• REQUIREMENT: From the very first line of the data to the line containing "0.00013, 0.00022, 0.0001];", retype everything exactly, leaving the pictures behind.
<<<<
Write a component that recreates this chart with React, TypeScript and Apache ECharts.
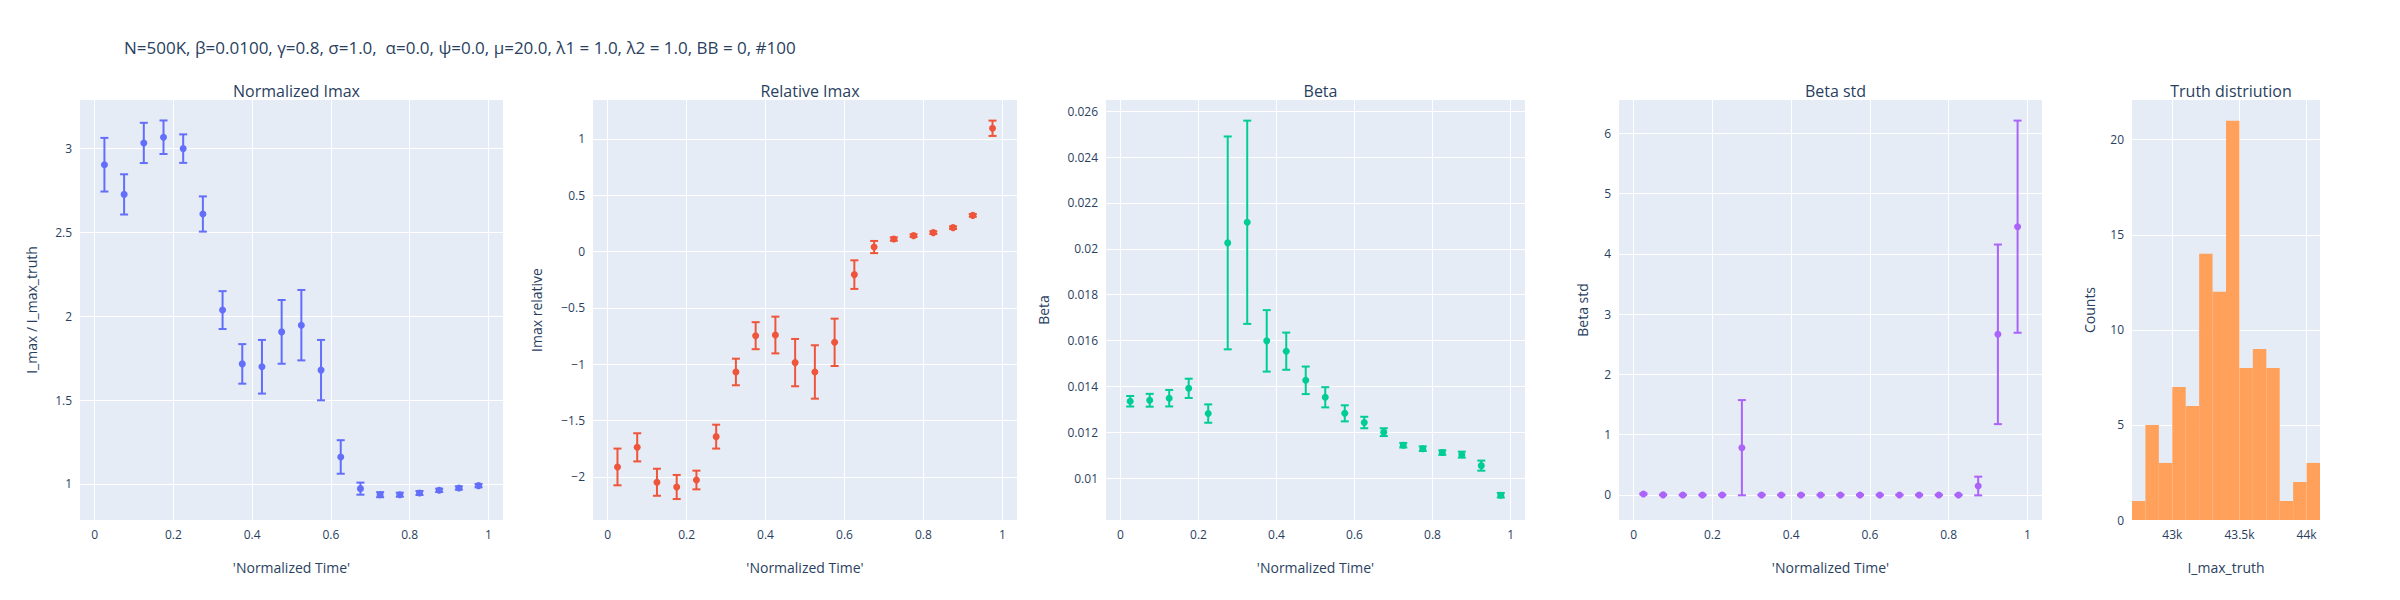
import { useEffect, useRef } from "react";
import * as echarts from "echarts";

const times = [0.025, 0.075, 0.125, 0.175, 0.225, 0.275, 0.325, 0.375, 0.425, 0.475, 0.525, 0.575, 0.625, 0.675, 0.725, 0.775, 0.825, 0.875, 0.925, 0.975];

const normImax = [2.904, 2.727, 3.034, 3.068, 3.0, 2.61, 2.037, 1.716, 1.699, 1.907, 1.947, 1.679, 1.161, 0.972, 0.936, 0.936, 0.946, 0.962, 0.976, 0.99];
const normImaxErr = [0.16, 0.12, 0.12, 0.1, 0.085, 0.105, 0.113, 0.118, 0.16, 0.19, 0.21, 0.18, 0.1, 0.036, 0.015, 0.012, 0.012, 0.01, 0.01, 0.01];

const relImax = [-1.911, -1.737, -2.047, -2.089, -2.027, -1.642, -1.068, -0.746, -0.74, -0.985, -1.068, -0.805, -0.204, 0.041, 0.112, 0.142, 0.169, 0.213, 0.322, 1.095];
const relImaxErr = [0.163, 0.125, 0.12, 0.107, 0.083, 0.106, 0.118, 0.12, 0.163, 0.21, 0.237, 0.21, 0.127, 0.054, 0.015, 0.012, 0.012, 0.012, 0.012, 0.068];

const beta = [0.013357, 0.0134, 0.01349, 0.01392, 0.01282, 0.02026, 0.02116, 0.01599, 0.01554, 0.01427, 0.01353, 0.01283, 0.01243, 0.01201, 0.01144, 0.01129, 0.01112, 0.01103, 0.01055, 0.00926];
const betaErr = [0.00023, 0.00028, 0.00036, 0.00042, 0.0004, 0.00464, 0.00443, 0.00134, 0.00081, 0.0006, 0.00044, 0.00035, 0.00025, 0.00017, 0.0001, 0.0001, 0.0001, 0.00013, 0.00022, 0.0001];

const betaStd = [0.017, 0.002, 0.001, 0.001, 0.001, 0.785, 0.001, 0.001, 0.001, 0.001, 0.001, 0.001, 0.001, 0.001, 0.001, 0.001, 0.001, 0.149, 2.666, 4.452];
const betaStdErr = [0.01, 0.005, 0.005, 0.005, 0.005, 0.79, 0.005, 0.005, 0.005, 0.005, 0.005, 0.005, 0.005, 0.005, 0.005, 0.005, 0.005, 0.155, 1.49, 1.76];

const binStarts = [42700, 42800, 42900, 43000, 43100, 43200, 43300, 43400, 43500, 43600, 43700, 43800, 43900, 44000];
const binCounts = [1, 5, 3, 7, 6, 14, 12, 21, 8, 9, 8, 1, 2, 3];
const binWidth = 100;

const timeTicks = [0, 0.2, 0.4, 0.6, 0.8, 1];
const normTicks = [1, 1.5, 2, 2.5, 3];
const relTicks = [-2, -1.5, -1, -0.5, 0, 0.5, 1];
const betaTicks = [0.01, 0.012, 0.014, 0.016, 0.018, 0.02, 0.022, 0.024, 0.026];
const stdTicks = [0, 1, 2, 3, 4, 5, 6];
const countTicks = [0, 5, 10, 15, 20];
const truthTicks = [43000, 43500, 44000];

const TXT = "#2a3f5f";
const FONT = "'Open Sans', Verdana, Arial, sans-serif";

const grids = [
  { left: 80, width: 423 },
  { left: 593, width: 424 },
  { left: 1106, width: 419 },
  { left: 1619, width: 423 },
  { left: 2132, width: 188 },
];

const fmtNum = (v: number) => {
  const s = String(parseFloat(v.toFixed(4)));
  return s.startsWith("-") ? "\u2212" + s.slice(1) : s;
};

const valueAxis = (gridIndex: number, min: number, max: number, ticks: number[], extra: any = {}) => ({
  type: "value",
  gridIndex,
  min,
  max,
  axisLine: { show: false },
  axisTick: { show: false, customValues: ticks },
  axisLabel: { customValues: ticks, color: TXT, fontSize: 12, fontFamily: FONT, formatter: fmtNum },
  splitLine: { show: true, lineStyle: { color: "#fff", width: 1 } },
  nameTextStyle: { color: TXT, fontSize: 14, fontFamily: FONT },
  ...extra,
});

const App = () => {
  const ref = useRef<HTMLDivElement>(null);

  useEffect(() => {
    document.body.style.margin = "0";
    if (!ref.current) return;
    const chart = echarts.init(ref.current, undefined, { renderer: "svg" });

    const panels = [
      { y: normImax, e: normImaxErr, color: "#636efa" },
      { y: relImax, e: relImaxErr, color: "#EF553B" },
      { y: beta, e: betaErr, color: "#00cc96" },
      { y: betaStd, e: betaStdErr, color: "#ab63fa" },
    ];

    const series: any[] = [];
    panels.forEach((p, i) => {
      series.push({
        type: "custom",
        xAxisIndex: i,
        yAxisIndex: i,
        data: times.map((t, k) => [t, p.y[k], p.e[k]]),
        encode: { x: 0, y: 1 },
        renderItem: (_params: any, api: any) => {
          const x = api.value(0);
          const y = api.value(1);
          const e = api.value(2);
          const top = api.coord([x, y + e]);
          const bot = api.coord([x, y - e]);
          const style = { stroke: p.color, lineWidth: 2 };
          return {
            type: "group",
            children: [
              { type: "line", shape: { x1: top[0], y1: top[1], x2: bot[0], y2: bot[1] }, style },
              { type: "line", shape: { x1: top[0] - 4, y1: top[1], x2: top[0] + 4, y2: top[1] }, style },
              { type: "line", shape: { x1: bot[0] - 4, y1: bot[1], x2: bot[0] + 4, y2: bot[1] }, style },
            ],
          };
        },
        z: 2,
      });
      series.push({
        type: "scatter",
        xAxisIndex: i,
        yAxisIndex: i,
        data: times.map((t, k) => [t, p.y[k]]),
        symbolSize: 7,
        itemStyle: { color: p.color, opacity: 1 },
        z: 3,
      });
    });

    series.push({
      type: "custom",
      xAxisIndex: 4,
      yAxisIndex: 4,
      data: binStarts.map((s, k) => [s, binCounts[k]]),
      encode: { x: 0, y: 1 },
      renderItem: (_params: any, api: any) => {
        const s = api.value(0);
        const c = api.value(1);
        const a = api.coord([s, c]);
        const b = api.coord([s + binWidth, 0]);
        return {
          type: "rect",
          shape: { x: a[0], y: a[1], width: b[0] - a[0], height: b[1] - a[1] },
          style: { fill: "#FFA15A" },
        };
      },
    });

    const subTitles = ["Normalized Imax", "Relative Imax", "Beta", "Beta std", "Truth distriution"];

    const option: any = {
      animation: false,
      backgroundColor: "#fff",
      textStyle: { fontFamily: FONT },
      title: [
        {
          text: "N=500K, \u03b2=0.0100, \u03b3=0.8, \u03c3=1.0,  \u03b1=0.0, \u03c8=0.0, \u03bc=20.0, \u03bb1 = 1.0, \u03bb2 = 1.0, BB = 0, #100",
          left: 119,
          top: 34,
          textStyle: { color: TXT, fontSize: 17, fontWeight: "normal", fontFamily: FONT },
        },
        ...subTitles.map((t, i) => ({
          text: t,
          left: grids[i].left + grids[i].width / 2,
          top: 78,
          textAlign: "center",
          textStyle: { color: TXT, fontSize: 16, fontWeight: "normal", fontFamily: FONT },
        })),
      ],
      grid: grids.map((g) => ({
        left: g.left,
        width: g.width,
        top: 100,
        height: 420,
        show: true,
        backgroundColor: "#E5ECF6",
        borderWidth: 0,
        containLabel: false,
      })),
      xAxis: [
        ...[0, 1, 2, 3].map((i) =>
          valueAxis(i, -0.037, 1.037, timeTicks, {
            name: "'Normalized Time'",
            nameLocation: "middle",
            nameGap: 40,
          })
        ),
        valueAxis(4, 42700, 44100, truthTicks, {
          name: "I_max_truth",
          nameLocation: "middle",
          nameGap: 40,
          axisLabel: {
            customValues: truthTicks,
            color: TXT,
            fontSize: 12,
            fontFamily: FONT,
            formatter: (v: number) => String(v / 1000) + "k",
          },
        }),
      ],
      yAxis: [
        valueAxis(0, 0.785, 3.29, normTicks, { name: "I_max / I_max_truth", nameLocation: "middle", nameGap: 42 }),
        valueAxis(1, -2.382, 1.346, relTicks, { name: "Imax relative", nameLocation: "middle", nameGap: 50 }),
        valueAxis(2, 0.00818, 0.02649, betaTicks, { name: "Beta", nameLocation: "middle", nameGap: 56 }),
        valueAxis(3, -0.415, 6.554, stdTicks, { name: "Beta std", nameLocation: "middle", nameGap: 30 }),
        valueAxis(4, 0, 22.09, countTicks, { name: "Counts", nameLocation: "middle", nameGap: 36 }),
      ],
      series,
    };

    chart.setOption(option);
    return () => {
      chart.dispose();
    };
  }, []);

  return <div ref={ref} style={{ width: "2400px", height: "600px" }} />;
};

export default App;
>>>>
• ANSWER:
Write a component that recreates this chart with React, TypeScript and Apache ECharts.
import { useEffect, useRef } from "react";
import * as echarts from "echarts";

const times = [0.025, 0.075, 0.125, 0.175, 0.225, 0.275, 0.325, 0.375, 0.425, 0.475, 0.525, 0.575, 0.625, 0.675, 0.725, 0.775, 0.825, 0.875, 0.925, 0.975];

const normImax = [2.904, 2.727, 3.034, 3.068, 3.0, 2.61, 2.037, 1.716, 1.699, 1.907, 1.947, 1.679, 1.161, 0.972, 0.936, 0.936, 0.946, 0.962, 0.976, 0.99];
const normImaxErr = [0.16, 0.12, 0.12, 0.1, 0.085, 0.105, 0.113, 0.118, 0.16, 0.19, 0.21, 0.18, 0.1, 0.036, 0.015, 0.012, 0.012, 0.01, 0.01, 0.01];

const relImax = [-1.911, -1.737, -2.047, -2.089, -2.027, -1.642, -1.068, -0.746, -0.74, -0.985, -1.068, -0.805, -0.204, 0.041, 0.112, 0.142, 0.169, 0.213, 0.322, 1.095];
const relImaxErr = [0.163, 0.125, 0.12, 0.107, 0.083, 0.106, 0.118, 0.12, 0.163, 0.21, 0.237, 0.21, 0.127, 0.054, 0.015, 0.012, 0.012, 0.012, 0.012, 0.068];

const beta = [0.013357, 0.0134, 0.01349, 0.01392, 0.01282, 0.02026, 0.02116, 0.01599, 0.01554, 0.01427, 0.01353, 0.01283, 0.01243, 0.01201, 0.01144, 0.01129, 0.01112, 0.01103, 0.01055, 0.00926];
const betaErr = [0.00023, 0.00028, 0.00036, 0.00042, 0.0004, 0.00464, 0.00443, 0.00134, 0.00081, 0.0006, 0.00044, 0.00035, 0.00025, 0.00017, 0.0001, 0.0001, 0.0001, 0.00013, 0.00022, 0.0001];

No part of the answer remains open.